This is a tie-in with my YouTube video on the same subject.
(If you want to see the video but don’t see anything above but an empty space, try clicking here: https://youtu.be/A0Yx6nPOslM.)
For the benefit of anyone who’s interested but doesn’t want to sit though 18 minutes of me blathering on. You too can make a roll-the-dice game for fictional character development. The game has the potential to work for all forms of character-based storytelling in any genre, and writers should be able easily to tailor it to their requirements.
To play the game, you will need:
- A playing surface (in the video I use a large sheet of paper from a sketch pad)
- 21 sticky lables (I use address lables, but you can use post-it notes, pieces of paper with glue on the back, scraps of masking tape, whatever is available)
- a pen and a pad of paper
- a playing piece
- a dice (a die)
- a timer
Preparation
You are going to create four sets of five labels. Think of topics that are relevant to your character – the one you want to develop. My suggestion is to have one set of labels that relate to five Rites of Passage your character is going through/has passed though; one set that relates to Other characters in the story; one set of completely Random subjects. In the video I have a fourth set of Recent or historical events the character might be expected to have an opinon about. You can vary these as much as you choose, both the labels and the categories.
Arrange the labels on the playing board in a rough circle and start with one extra label marked START. Put your playing piece on start.
Procedure
Play goes clockwise.
Throw your dice, move your playing piece to the label indicated. Strike out the label you started on (So you don’t land on it again.) Look at the topic of the label you’ve landed on. Set the timer. Write on that topic for one minute. When the timer rings, stop writing. Cast the dice again, move your playing piece, strike out the label you’ve just written about and repeat the process with the new lable. And so on round the board until you have written on each of the label topics in respect of your character and all are struck out. You will have a few pages of notes.
Take a short break, then revisit your notes. Transfer them – to another sheet of paper or to computer, and make them legible. Complete any sentences that need it.
Leave them again for another 24 hours.
Now work with them in some way. The video suggests reviewing them and expanding them or having your character, in character, write about some of them, whether in a letter to another character, or in letter to you, or in a diary entry, or in a monologue.
Whatever you choose to, the aim is to take what you have written and, within what is appropriate to your character and the story you are trying to tell, expand on what you’ve got out of the game.
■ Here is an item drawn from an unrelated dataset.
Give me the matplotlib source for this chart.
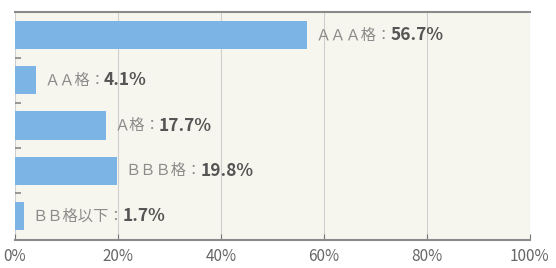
import matplotlib
matplotlib.use("Agg")
import matplotlib.pyplot as plt

plt.rcParams['font.family'] = ['Noto Sans CJK JP', 'DejaVu Sans']

categories = ["ＡＡＡ格", "ＡＡ格", "Ａ格", "ＢＢＢ格", "ＢＢ格以下"]
values = [56.7, 4.1, 17.7, 19.8, 1.7]
xticks = [0, 20, 40, 60, 80, 100]
xticklabels = ["0%", "20%", "40%", "60%", "80%", "100%"]

fig = plt.figure(figsize=(5.56, 2.68), dpi=100)
fig.patch.set_facecolor("white")
ax = fig.add_axes([0.027, 0.105, 0.926, 0.85])
ax.set_facecolor("#f7f6ee")

ypos = list(range(len(categories)))
ax.barh(ypos, values, height=0.62, color="#7db4e6", zorder=3)

ax.set_xlim(0, 100)
ax.set_ylim(4.53, -0.51)
ax.set_xticks(xticks)
ax.set_xticklabels(xticklabels, color="#666666", fontsize=11)
ax.tick_params(axis='x', direction='in', length=4, color="#777777", pad=6)
ax.set_yticks([])
ax.set_yticks([0.5, 1.5, 2.5, 3.5], minor=True)
ax.tick_params(axis='y', which='minor', direction='in', length=4, width=1.2, color="#888888")
ax.grid(axis='x', color="#cfcfcf", linewidth=0.8, zorder=0)

for s in ['left', 'right']:
    ax.spines[s].set_visible(False)
for s in ['top', 'bottom']:
    ax.spines[s].set_color("#8a8a8a")
    ax.spines[s].set_linewidth(1.5)

for y, (name, v) in enumerate(zip(categories, values)):
    t = ax.annotate(name + "：", xy=(v, y), xytext=(6, 0), textcoords='offset points',
                    ha='left', va='center', fontsize=11, color="#8c8c8c", zorder=4)
    ax.annotate(f"{v:.1f}%", xy=(1, 0.5), xycoords=t, xytext=(-1, 0),
                textcoords='offset points', ha='left', va='center',
                fontsize=12.5, fontweight='bold', color="#555555", zorder=4)

fig.savefig("out.png", dpi=100, facecolor=fig.get_facecolor())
Take it further. Enter into your character more deeply and in that way expand the character even more.
Good luck!
A note about origins
I don’t imagine I’m the first to present a character development dice game, but as it stands this is my own invention. I grew it out of a conversation prompt exercise I used sometimes when I was teaching English as a Foreign Language. I’m pretty sure I learned the original conversation prompt from one of several Pilgrims teaching material authors I knew in the late 1990s. Sadly I’m not sure who.